Product teams are inundated with data. After hours of research, you’re often left with a repository full of transcripts and notes, but the path to a clear set of product requirements or actionable next steps is unclear. Translating raw data into a prioritized backlog is time-consuming and difficult. Insights are where raw customer feedback transforms into a catalyst for action. For researchers, product managers and designers, a well-crafted insight is the bridge between understanding core problems and deciding what to build next. In this lesson, you will learn how to craft findings in a way that centers your raw data, builds a compelling narrative, and drives conversation and alignment with your stakeholders.

Generate a first draft with AI

To help you get started, we recommend that you use pre-defined prompts that will automatically synthesize and structure your data, powered by AI. We call these AI insights (beta). These prompts include Product requirements, Feature requests, Actionable opportunities, Research report, and Voice of customer report. With insights, you can also create your own custom prompt from the title of your insight.
  • To create an insight in a project, open Insights in your project and select + New insight.
  • Next, choose how you want to create your insight.

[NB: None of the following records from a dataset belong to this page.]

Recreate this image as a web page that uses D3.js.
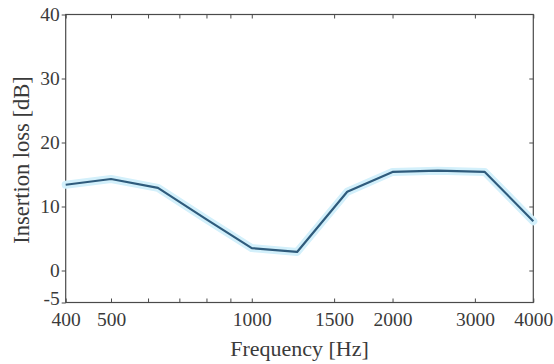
<!DOCTYPE html>
<html><head><meta charset="utf-8">
<script src="https://cdn.jsdelivr.net/npm/d3@7"></script>
<style>body{margin:0;background:#fff}svg{display:block}</style>
</head><body>
<script>
const frequencies = [400, 500, 630, 800, 1000, 1250, 1600, 2000, 2500, 3150, 4000];
const insertionLoss = [13.4, 14.3, 12.9, 8.0, 3.5, 2.9, 12.3, 15.4, 15.6, 15.4, 7.7];
const xTickValues = [400, 500, 600, 700, 800, 900, 1000, 1500, 2000, 3000, 4000];
const xTickLabels = [400, 500, 1000, 1500, 2000, 3000, 4000];
const yTickValues = [-5, 0, 10, 20, 30, 40];

const W = 554, H = 364;
const m = {left: 65.7, right: 533.3, top: 14.5, bottom: 302.5};
const svg = d3.select("body").append("svg").attr("width", W).attr("height", H);
const x = d3.scaleLog().domain([400, 4000]).range([m.left, m.right]);
const y = d3.scaleLinear().domain([-5, 40]).range([m.bottom, m.top]);
const axisColor = "#4a4a4a";
const font = "'Liberation Serif', 'Times New Roman', serif";

// frame
svg.append("rect").attr("x", m.left).attr("y", m.top)
  .attr("width", m.right - m.left).attr("height", m.bottom - m.top)
  .attr("fill", "none").attr("stroke", axisColor).attr("stroke-width", 1.2);

// x ticks (bottom & top, inward)
const fmt = d => xTickLabels.includes(d) ? String(d) : "";
const xb = svg.append("g").attr("transform", `translate(0,${m.bottom})`)
  .call(d3.axisBottom(x).tickValues(xTickValues).tickFormat(fmt).tickSize(-4).tickPadding(10));
const xt = svg.append("g").attr("transform", `translate(0,${m.top})`)
  .call(d3.axisTop(x).tickValues(xTickValues).tickFormat("").tickSize(-4));
// y ticks (left outward, right inward)
const yl = svg.append("g").attr("transform", `translate(${m.left},0)`)
  .call(d3.axisLeft(y).tickValues(yTickValues).tickFormat(d => String(d)).tickSize(4).tickPadding(2));
const yr = svg.append("g").attr("transform", `translate(${m.right},0)`)
  .call(d3.axisRight(y).tickValues(yTickValues.filter(v => v > -5 && v < 40)).tickFormat("").tickSize(-4));
[xb, xt, yl, yr].forEach(g => {
  g.select(".domain").remove();
  g.selectAll("line").attr("stroke", axisColor).attr("stroke-width", 1);
  g.selectAll("text").attr("fill", "#3a3a3a").attr("font-family", font).attr("font-size", 19.5);
});
xb.selectAll("text").attr("dy", "0.71em");
yl.selectAll(".tick").filter(d => d === -5).select("text").attr("dy", "0.1em");

// line: halo + core
const line = d3.line().x((d, i) => x(frequencies[i])).y(d => y(d));
svg.append("path").datum(insertionLoss).attr("d", line)
  .attr("fill", "none").attr("stroke", "#d3f0fb").attr("stroke-width", 8)
  .attr("stroke-linejoin", "round").attr("stroke-linecap", "round");
svg.append("path").datum(insertionLoss).attr("d", line)
  .attr("fill", "none").attr("stroke", "#2f5b7c").attr("stroke-width", 2.2)
  .attr("stroke-linejoin", "round");

// axis titles
svg.append("text").attr("x", (m.left + m.right) / 2).attr("y", 356)
  .attr("text-anchor", "middle").attr("font-family", font).attr("font-size", 22)
  .attr("fill", "#3a3a3a").text("Frequency [Hz]");
svg.append("text").attr("transform", `translate(29,160) rotate(-90)`)
  .attr("text-anchor", "middle").attr("font-family", font).attr("font-size", 22.5)
  .attr("fill", "#3a3a3a").text("Insertion loss [dB]");
</script>
</body></html>
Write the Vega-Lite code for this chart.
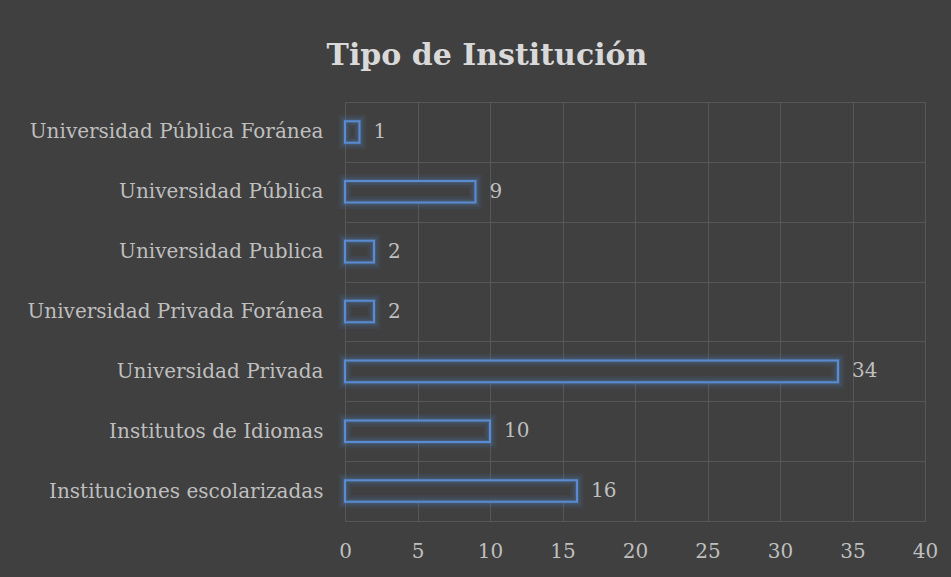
{
  "$schema": "https://vega.github.io/schema/vega-lite/v6.json",
  "autosize": "none",
  "width": 580,
  "height": 419,
  "padding": {"left": 345, "top": 102, "right": 26, "bottom": 56},
  "background": "#404040",
  "config": {
    "view": {"stroke": "#575757", "strokeWidth": 1},
    "font": "DejaVu Serif"
  },
  "title": {
    "text": "Tipo de Institución",
    "font": "DejaVu Serif",
    "fontSize": 30,
    "fontWeight": "bold",
    "color": "#d9d9d9",
    "anchor": "middle",
    "frame": "group",
    "dx": -148,
    "offset": 21
  },
  "data": {
    "values": [
      {"tipo": "Universidad Pública Foránea", "n": 1},
      {"tipo": "Universidad Pública", "n": 9},
      {"tipo": "Universidad Publica", "n": 2},
      {"tipo": "Universidad Privada Foránea", "n": 2},
      {"tipo": "Universidad Privada", "n": 34},
      {"tipo": "Institutos de Idiomas", "n": 10},
      {"tipo": "Instituciones escolarizadas", "n": 16}
    ]
  },
  "encoding": {
    "y": {
      "field": "tipo",
      "type": "nominal",
      "sort": null,
      "title": null,
      "scale": {"paddingInner": 0, "paddingOuter": 0},
      "axis": {
        "ticks": false,
        "domain": false,
        "grid": true,
        "tickBand": "extent",
        "gridColor": "#575757",
        "labelFont": "DejaVu Serif",
        "labelFontSize": 20,
        "labelColor": "#bfbfbf",
        "labelPadding": 22,
        "labelLimit": 400
      }
    },
    "x": {
      "field": "n",
      "type": "quantitative",
      "title": null,
      "scale": {"domain": [0, 40], "nice": false},
      "axis": {
        "values": [0, 5, 10, 15, 20, 25, 30, 35, 40],
        "ticks": false,
        "domain": false,
        "grid": true,
        "gridColor": "#575757",
        "labelFont": "DejaVu Serif",
        "labelFontSize": 20,
        "labelColor": "#bfbfbf",
        "labelPadding": 20,
        "labelFlush": false
      }
    }
  },
  "layer": [
    {"mark": {"type": "bar", "height": {"band": 0.36}, "fill": "#404040", "strokeWidth": 0}},
    {"mark": {"type": "bar", "height": {"band": 0.36}, "fill": null, "fillOpacity": 0, "stroke": "#4f81bd", "strokeWidth": 13, "strokeOpacity": 0.1}},
    {"mark": {"type": "bar", "height": {"band": 0.36}, "fill": null, "fillOpacity": 0, "stroke": "#4f81bd", "strokeWidth": 8, "strokeOpacity": 0.15}},
    {"mark": {"type": "bar", "height": {"band": 0.36}, "fill": null, "fillOpacity": 0, "stroke": "#4f81bd", "strokeWidth": 4, "strokeOpacity": 0.25}},
    {"mark": {"type": "bar", "height": {"band": 0.36}, "fill": null, "fillOpacity": 0, "stroke": "#5a8bd0", "strokeWidth": 2}},
    {
      "mark": {"type": "text", "align": "left", "baseline": "middle", "dx": 14, "fontSize": 20, "color": "#bfbfbf", "font": "DejaVu Serif"},
      "encoding": {"text": {"field": "n", "type": "quantitative"}}
    }
  ]
}
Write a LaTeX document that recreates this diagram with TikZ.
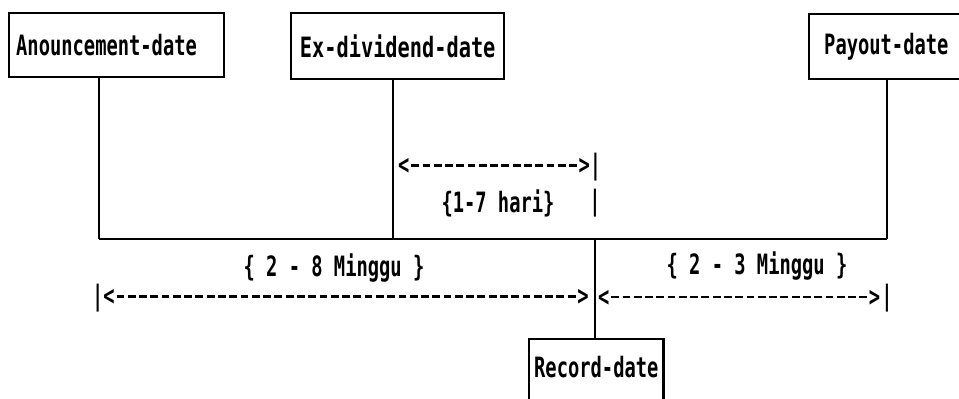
\documentclass[tikz,border=0pt]{standalone}
\usepackage{fontspec}
% narrow bold monospace, close to a dot-matrix print
\newfontfamily\dotfont{DejaVu Sans Mono}[FakeStretch=0.67]
\newfontfamily\dotwidefont{DejaVu Sans Mono}[FakeStretch=0.725]
% one character cell of the monospace grid, and a row of long dashes in it
\newlength\cellw
\setlength\cellw{11.28pt}
\ExplSyntaxOn
\NewDocumentCommand\dashrow{m}{\prg_replicate:nn{#1}{\makebox[\cellw]{\rule[7.6pt]{7.8pt}{2.4pt}}}}
\ExplSyntaxOff
\tikzset{
  datebox/.style={draw, line width=2.4pt, rectangle, inner ysep=0pt,
    font=\dotfont\bfseries\fontsize{28pt}{32pt}\selectfont},
  link/.style={line width=2.4pt},
  txt/.style={inner sep=0pt, font=\dotfont\bfseries\fontsize{28pt}{32pt}\selectfont},
}
\begin{document}
\begin{tikzpicture}[x=1pt,y=-1pt]
\useasboundingbox (0,0) rectangle (959,399);

% date boxes
\node[datebox, anchor=north west, inner xsep=7pt, text width=201pt, align=left,
      minimum height=64pt] (ann) at (8,12) {Anouncement-date};
\node[datebox, anchor=north west, minimum width=213pt, minimum height=66pt,
      font=\dotwidefont\bfseries\fontsize{28pt}{32pt}\selectfont] (exd) at (290,12) {Ex-dividend-date};
\node[datebox, anchor=north west, inner xsep=15pt, text width=140pt, align=left,
      minimum height=65pt] (pay) at (808,13) {Payout-date};
\node[datebox, anchor=north west, inner xsep=5pt, minimum width=134pt,
      text height=38pt, text depth=40pt] (rec) at (528,338) {Record-date};

% junctions on the time line
\coordinate (j1) at (99,239);
\coordinate (j2) at (393,239);
\coordinate (jr) at (595,239);
\coordinate (j3) at (887,239);

\draw[link] (ann.south -| j1) -- (j1);
\draw[link] (exd.south -| j2) -- (j2);
\draw[link] (pay.south -| j3) -- (j3);
\draw[link] (j1) -- (j3);
\draw[link] (jr) -- (rec.north -| jr);

% period markers
\node[txt, anchor=west] (arA) at (398,167) {<\dashrow{15}>|};
\node[txt] (lbA) at (498,203) {\{1-7 hari\}};
\node[txt] (tkA) at (595,203) {|};

\node[txt] (lbB) at (334,268) {\{ 2 - 8 Minggu \}};
\node[txt, anchor=west] (arB) at (92,298) {|<\dashrow{41}>};

\node[txt] (lbC) at (757,266) {\{ 2 - 3 Minggu \}};
\node[txt, anchor=west] (arC) at (598,298) {<\dashrow{23}>};
\node[txt] (tkC) at (887,298) {|};
\end{tikzpicture}
\end{document}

You can:
    • Start from a blank insight;
    • Select a pre-defined prompt with the help of Magic insights (beta) or;
    • Enter a title and select Generate from title with the help of Magic insights (beta)
  • From there, refine your insight. Add text, references, and use formatting and editing tools before sharing with your stakeholders. This insight will live inside the project it was created within.
This feature bridges the gap between qualitative research and the product development lifecycle. It automates the initial, time-intensive synthesis, giving PMs and designers a tangible starting point in a familiar format. It turns days of work into minutes, allowing you to focus on refining strategy and prioritizing the roadmap rather than getting lost in the weeds of the data.

Center direct evidence

A bullet point in a presentation saying “5/8 users found the checkout confusing” lacks impact and can be easily challenged by stakeholders. It fails to convey the emotional weight of the user’s struggle, making it hard to create alignment and urgency within the engineering team or with leadership. Draw attention to your customer’s thoughts and feelings by embedding a video reel directly in your insight. This isn’t a summary of the problem; it is the problem. Stakeholders can watch a 60-second clip showing multiple users sighing in frustration, expressing confusion, or abandoning a task at the exact same point in the workflow. In most cases, one will be made automatically for you after adding highlights to your insight from anywhere in your project. With this reel, you can embed, customize, and re-order video and audio highlights into a reel directly within insights. Reels make the user’s pain undeniable. They build empathy and create a shared understanding across the entire team in a way that no summary can. For a designer, it’s a powerful tool for illustrating a usability issue. For a product manager, it’s a critical asset for making a business case, justifying prioritization, and ensuring the team is truly solving a felt user problem.

Curate a concise narrative

Presenting stakeholders with a raw data dump is overwhelming and ineffective. Without a clear narrative, people will draw their own conclusions, or worse, none at all. Your key recommendations can get lost in the noise. Ease stakeholders through your findings by polishing how your data and supporting text is presented. Once your key highlights are in an insight, create a narrative around your findings in whatever way you want. Type / within the editor to pick a template that works for you or create an insight in your style with available formatting options. When adding structure to your insight, ensure you:
  • Arrange content in visually appealing ways and group related references into 2 or 3-column layouts. You can create distinct side-by-side text sections, feature callouts, and embed references, images, or files.
  • Establish clear headings with different sizes, quote blocks, and bulleted lists to summarize key points.
Strong information hierarchy makes your findings persuasive and professional. It allows you to control the story, ensuring that the evidence you present logically supports your proposed product decisions. This transforms your insight from a simple report into a powerful tool of persuasion.

Share with key stakeholders

Insights are often shared as a PDF or PowerPoint, immediately severing the connection to the raw data. You can share your insights in a variety of ways to ensure they are seen by the right audience.

Share in present mode

Start simple and talk through your findings in a team meeting or presentation in present mode. Understand who your audience are and emphasize key findings that they are keen to learn more about.

Share in tools like Slack or Teams

Drop the insight’s share link into tools like Slack, Notion, Productboard, or Atlassian. Anyone with access to Dovetail will be directed straight to your insight. This brings the voice of the customer directly into the tools where your team works. An engineer can go from a Jira ticket straight to a video reel of the user problem they are solving. A designer can reference the full context while in Figma. It ensures that the rich user context informs every stage of the product development process, leading to better, more user-centered products. Remove the barrier to entry and enable access to your project’s published insights via web links. When enabled, anyone with the insight’s unique link will have access to view your project’s published insights outside of Dovetail in a presentable view.